• **Exercise**
Copy everything from the line with "Output the component" down to the line with "Chart.defaults.font.family = FONT;", inclusive of both, exactly as written; leave out all pictures.

• **Given entries**
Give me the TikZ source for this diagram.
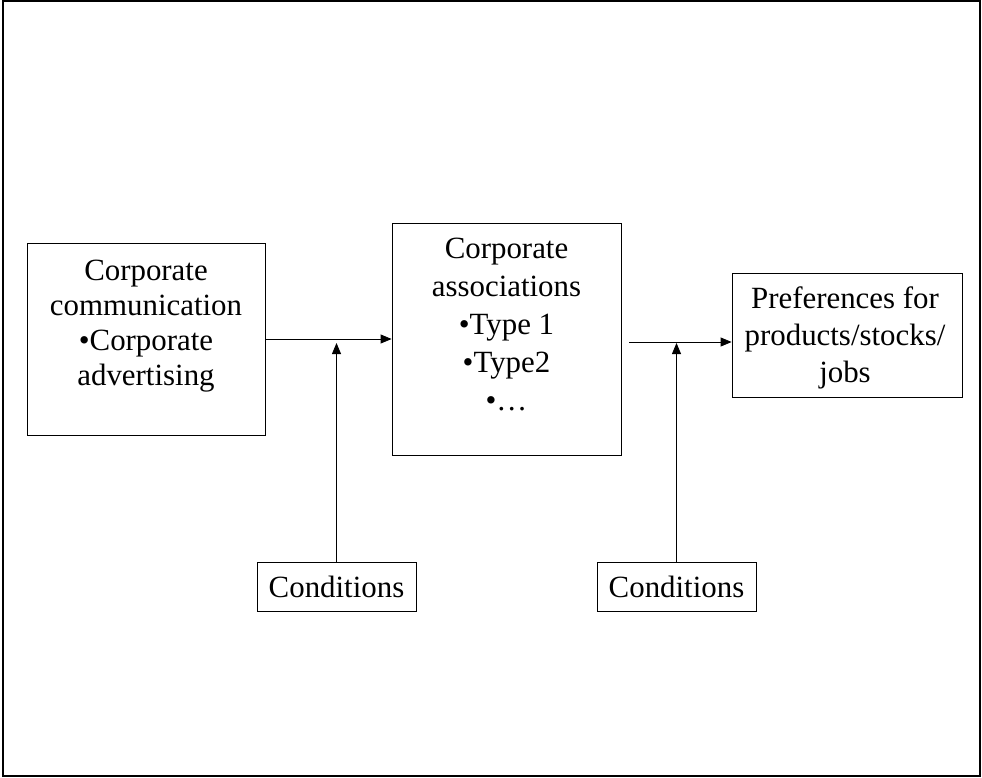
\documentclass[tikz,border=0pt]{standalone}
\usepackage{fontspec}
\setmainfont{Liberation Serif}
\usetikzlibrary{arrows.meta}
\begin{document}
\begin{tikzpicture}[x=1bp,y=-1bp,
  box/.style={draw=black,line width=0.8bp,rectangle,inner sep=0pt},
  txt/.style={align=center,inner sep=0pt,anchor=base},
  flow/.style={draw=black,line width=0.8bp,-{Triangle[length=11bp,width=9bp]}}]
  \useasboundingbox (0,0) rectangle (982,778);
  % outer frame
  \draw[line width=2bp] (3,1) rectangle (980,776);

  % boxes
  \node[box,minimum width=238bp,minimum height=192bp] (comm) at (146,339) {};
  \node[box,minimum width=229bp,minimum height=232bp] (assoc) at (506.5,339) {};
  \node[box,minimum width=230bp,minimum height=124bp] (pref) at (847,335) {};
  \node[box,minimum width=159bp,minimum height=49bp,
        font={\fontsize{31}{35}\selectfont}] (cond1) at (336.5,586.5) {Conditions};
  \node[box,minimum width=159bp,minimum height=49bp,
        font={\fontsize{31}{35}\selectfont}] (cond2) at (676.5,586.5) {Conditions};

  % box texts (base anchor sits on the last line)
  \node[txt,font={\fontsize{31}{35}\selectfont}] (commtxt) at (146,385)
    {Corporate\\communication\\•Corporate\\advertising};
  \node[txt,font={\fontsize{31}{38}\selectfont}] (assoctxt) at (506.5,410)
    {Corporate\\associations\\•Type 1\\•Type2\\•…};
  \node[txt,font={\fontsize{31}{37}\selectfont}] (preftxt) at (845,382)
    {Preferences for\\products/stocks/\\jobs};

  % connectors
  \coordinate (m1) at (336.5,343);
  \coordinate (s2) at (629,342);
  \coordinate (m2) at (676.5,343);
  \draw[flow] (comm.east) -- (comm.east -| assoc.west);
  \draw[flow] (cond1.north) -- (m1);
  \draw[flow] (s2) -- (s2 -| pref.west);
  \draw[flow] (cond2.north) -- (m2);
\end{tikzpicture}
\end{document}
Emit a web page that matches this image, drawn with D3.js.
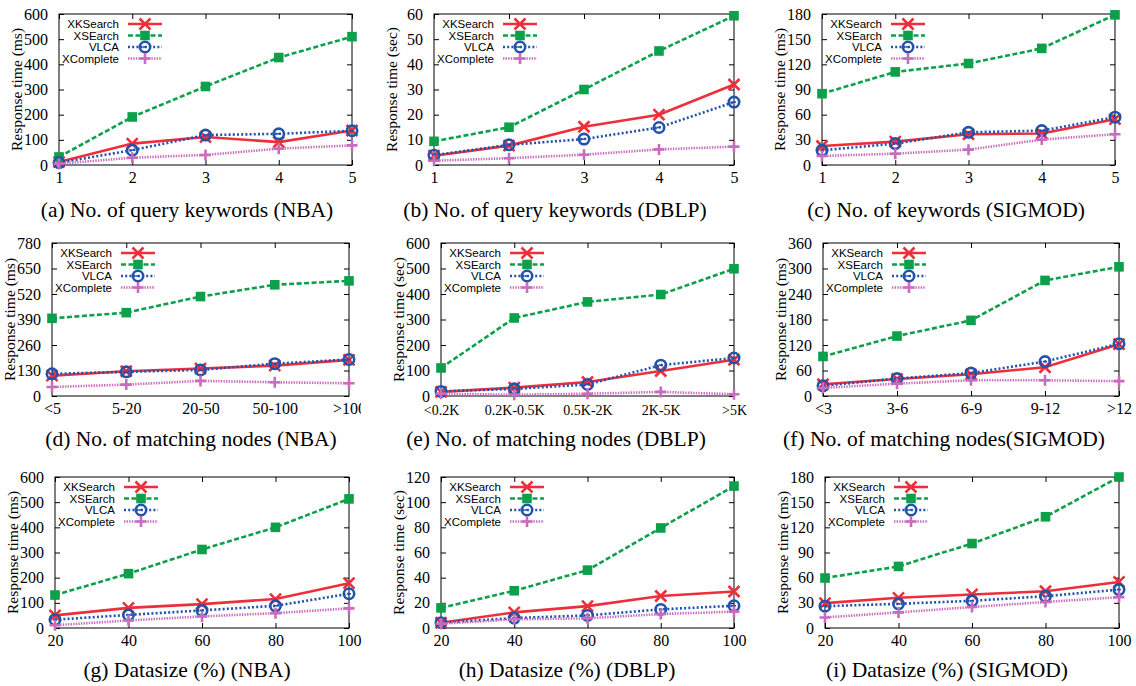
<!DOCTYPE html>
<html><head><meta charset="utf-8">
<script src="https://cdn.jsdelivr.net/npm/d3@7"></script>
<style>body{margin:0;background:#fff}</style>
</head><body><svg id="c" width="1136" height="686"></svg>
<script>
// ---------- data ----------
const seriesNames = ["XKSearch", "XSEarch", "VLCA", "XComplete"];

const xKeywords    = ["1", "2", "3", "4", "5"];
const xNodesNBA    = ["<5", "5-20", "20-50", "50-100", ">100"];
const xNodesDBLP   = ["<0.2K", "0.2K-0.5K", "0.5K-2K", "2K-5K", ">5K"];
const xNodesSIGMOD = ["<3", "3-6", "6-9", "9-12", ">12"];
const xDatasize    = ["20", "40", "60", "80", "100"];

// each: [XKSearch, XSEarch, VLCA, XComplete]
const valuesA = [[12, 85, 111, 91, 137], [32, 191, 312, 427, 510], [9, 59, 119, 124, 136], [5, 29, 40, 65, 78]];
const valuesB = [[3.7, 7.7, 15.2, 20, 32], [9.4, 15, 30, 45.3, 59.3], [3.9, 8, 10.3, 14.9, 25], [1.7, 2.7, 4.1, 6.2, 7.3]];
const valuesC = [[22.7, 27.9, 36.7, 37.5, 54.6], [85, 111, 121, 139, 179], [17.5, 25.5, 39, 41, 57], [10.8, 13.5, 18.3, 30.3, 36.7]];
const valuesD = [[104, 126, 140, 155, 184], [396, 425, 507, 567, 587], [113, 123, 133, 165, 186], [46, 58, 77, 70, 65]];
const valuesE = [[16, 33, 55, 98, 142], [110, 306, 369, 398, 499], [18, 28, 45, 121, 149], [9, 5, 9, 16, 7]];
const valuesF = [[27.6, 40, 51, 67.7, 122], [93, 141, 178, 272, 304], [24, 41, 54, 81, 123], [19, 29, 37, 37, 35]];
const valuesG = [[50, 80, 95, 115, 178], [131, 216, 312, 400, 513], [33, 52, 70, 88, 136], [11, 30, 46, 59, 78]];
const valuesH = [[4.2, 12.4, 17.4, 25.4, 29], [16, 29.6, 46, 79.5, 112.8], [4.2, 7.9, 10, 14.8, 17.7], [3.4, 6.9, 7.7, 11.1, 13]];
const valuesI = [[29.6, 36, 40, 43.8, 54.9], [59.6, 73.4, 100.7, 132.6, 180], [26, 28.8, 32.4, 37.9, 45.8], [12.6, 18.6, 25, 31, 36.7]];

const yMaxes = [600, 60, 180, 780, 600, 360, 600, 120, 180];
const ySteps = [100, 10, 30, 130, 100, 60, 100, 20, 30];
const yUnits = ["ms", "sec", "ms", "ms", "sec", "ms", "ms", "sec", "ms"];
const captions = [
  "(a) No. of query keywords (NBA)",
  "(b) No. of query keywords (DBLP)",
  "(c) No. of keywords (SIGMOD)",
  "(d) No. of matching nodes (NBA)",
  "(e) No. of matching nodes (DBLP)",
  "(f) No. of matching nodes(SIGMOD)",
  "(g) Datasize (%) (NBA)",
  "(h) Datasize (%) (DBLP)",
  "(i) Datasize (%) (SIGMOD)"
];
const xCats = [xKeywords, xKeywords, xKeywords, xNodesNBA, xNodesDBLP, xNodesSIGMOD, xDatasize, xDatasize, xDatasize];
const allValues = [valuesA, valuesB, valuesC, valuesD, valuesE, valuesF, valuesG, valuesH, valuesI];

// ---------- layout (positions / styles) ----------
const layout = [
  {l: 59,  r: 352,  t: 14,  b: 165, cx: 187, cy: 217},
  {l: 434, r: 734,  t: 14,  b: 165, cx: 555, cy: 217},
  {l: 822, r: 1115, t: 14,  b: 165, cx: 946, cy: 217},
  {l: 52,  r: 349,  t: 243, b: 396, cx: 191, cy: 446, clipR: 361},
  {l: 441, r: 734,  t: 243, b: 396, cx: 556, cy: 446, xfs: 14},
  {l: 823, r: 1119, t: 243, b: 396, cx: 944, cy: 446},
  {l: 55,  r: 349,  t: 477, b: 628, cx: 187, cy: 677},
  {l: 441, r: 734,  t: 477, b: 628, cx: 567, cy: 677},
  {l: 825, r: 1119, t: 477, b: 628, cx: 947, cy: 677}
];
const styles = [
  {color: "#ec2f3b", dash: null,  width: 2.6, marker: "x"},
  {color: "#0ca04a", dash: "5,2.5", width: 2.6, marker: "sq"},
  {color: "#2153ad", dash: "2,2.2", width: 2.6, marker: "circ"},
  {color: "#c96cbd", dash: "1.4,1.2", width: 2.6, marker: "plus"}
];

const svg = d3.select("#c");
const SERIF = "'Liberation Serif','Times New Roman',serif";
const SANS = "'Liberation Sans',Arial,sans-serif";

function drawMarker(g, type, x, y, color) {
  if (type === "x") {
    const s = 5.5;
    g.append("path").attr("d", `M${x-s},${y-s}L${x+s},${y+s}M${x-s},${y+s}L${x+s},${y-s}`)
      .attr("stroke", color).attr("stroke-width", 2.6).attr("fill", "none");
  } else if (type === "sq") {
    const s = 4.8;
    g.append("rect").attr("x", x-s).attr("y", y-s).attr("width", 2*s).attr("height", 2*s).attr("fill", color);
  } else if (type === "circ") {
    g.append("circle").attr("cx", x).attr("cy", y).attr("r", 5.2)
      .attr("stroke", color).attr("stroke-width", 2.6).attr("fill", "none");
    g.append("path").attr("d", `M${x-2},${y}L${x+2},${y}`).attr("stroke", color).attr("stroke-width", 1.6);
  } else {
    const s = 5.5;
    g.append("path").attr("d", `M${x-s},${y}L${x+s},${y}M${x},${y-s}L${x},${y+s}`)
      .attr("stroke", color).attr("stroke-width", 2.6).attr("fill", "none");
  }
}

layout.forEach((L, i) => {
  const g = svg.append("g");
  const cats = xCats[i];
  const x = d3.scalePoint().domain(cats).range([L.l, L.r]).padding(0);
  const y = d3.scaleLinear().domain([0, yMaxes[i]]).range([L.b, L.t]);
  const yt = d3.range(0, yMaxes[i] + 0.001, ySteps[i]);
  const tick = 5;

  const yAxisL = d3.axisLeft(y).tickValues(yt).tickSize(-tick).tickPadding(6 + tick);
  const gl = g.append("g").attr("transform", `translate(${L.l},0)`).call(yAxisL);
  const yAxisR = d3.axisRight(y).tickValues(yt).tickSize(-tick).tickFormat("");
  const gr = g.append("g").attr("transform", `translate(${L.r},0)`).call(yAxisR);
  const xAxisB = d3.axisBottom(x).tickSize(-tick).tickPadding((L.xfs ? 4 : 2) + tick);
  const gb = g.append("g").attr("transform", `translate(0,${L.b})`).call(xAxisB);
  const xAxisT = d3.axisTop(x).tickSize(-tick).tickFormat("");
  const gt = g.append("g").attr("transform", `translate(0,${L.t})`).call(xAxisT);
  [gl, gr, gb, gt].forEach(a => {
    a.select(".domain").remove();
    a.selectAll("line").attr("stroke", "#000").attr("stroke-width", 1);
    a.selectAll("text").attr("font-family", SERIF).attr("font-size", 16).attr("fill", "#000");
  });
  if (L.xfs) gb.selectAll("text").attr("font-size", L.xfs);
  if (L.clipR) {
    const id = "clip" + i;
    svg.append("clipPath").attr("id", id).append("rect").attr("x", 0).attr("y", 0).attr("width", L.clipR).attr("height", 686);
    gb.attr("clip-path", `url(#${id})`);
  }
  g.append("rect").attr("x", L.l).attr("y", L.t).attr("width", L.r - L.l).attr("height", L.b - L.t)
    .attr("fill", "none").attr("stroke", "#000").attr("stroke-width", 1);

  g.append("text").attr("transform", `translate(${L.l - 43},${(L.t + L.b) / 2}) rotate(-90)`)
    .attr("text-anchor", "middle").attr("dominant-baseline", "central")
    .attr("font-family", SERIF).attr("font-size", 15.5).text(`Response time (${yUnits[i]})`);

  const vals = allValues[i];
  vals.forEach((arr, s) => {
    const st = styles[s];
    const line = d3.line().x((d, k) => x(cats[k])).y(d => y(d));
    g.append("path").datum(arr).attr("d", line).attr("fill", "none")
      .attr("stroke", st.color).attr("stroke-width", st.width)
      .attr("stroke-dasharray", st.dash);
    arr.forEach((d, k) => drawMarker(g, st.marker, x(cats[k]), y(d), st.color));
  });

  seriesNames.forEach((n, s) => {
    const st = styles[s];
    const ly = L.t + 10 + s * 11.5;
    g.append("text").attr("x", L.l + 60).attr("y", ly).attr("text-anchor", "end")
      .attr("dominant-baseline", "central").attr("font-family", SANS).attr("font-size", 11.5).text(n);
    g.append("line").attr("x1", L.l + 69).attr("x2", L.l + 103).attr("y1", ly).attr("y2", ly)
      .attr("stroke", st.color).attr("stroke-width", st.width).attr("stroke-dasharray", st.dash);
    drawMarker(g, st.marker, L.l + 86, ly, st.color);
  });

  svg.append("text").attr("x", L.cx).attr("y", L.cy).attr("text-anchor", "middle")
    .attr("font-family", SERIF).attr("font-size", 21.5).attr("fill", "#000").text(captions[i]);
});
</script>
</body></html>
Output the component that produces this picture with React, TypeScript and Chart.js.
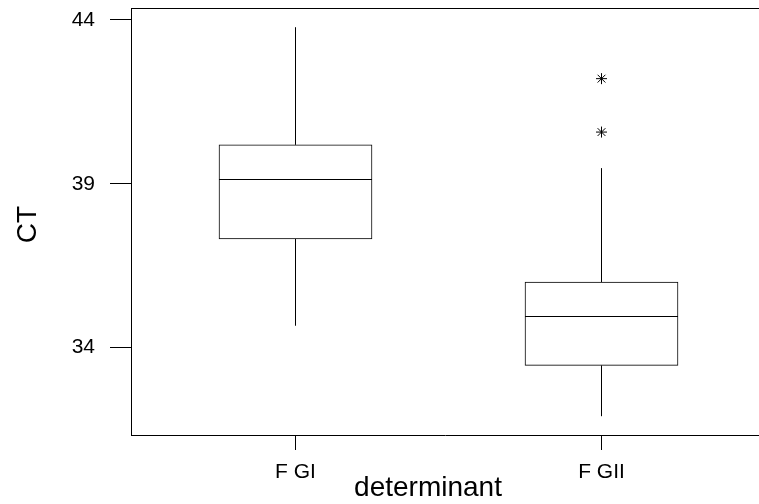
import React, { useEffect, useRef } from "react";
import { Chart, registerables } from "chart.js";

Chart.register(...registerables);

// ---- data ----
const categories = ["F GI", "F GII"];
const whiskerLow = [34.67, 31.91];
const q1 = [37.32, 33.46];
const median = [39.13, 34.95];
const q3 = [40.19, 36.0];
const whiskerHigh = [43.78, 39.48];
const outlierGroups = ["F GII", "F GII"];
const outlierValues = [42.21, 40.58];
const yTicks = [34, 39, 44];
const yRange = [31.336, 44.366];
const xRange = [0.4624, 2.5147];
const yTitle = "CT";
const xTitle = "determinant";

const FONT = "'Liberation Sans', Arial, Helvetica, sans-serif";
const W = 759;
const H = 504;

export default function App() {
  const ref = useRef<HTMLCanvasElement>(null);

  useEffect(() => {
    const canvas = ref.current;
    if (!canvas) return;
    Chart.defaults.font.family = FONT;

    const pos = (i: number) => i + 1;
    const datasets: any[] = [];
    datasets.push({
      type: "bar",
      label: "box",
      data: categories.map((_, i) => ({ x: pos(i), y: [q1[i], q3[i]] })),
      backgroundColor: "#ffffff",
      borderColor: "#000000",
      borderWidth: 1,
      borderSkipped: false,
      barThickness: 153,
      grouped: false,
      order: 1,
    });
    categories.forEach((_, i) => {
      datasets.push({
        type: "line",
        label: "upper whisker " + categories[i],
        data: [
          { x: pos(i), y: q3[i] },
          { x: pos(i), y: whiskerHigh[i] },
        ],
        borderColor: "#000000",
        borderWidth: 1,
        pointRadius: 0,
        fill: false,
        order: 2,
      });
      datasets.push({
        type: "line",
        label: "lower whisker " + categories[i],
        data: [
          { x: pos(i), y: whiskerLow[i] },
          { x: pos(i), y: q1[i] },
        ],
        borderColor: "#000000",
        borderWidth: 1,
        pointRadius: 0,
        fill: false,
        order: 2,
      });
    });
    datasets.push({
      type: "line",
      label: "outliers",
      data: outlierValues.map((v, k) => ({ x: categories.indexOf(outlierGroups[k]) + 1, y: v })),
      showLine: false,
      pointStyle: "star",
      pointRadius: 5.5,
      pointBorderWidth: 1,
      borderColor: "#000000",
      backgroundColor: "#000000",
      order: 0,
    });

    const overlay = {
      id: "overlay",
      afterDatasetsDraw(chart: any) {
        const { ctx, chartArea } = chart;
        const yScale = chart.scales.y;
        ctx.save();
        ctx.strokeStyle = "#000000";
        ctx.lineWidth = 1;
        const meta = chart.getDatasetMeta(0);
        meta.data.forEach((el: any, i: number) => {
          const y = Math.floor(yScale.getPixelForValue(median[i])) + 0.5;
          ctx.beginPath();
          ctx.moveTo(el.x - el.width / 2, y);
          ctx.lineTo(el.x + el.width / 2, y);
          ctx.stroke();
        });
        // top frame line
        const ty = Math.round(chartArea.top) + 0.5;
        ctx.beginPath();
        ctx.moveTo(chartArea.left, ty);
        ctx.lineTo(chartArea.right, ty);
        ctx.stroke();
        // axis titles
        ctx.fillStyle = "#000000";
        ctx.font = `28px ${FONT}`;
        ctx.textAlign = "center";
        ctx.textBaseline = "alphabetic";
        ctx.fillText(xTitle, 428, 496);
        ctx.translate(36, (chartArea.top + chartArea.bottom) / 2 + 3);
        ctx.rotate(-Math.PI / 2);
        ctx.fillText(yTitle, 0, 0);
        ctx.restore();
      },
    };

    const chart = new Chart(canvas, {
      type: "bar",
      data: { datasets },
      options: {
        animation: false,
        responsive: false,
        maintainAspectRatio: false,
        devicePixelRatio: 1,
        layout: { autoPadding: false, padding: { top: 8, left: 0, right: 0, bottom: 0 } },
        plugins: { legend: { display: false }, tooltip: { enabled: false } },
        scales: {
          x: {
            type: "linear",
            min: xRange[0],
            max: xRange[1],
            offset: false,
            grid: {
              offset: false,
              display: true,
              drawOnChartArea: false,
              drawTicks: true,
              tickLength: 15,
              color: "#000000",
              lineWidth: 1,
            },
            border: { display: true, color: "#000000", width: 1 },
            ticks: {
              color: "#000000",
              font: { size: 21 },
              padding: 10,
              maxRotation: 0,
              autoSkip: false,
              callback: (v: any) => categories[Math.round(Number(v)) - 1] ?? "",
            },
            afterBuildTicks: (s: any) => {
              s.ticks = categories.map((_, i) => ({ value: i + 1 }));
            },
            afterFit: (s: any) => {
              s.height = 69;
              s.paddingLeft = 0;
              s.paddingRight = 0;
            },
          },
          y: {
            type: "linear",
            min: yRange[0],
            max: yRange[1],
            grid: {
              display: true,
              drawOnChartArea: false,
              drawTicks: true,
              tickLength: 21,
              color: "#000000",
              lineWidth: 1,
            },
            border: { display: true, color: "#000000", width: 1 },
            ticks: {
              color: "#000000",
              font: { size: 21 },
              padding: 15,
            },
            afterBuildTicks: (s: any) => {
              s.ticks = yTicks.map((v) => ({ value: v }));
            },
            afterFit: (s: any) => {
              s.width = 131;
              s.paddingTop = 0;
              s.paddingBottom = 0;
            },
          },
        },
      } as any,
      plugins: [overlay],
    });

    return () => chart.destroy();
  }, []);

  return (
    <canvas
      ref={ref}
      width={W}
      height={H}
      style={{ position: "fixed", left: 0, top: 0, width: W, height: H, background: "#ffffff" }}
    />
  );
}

• **Right answer**
Output the component that produces this picture with React, TypeScript and Chart.js.
import React, { useEffect, useRef } from "react";
import { Chart, registerables } from "chart.js";

Chart.register(...registerables);

// ---- data ----
const categories = ["F GI", "F GII"];
const whiskerLow = [34.67, 31.91];
const q1 = [37.32, 33.46];
const median = [39.13, 34.95];
const q3 = [40.19, 36.0];
const whiskerHigh = [43.78, 39.48];
const outlierGroups = ["F GII", "F GII"];
const outlierValues = [42.21, 40.58];
const yTicks = [34, 39, 44];
const yRange = [31.336, 44.366];
const xRange = [0.4624, 2.5147];
const yTitle = "CT";
const xTitle = "determinant";

const FONT = "'Liberation Sans', Arial, Helvetica, sans-serif";
const W = 759;
const H = 504;

export default function App() {
  const ref = useRef<HTMLCanvasElement>(null);

  useEffect(() => {
    const canvas = ref.current;
    if (!canvas) return;
    Chart.defaults.font.family = FONT;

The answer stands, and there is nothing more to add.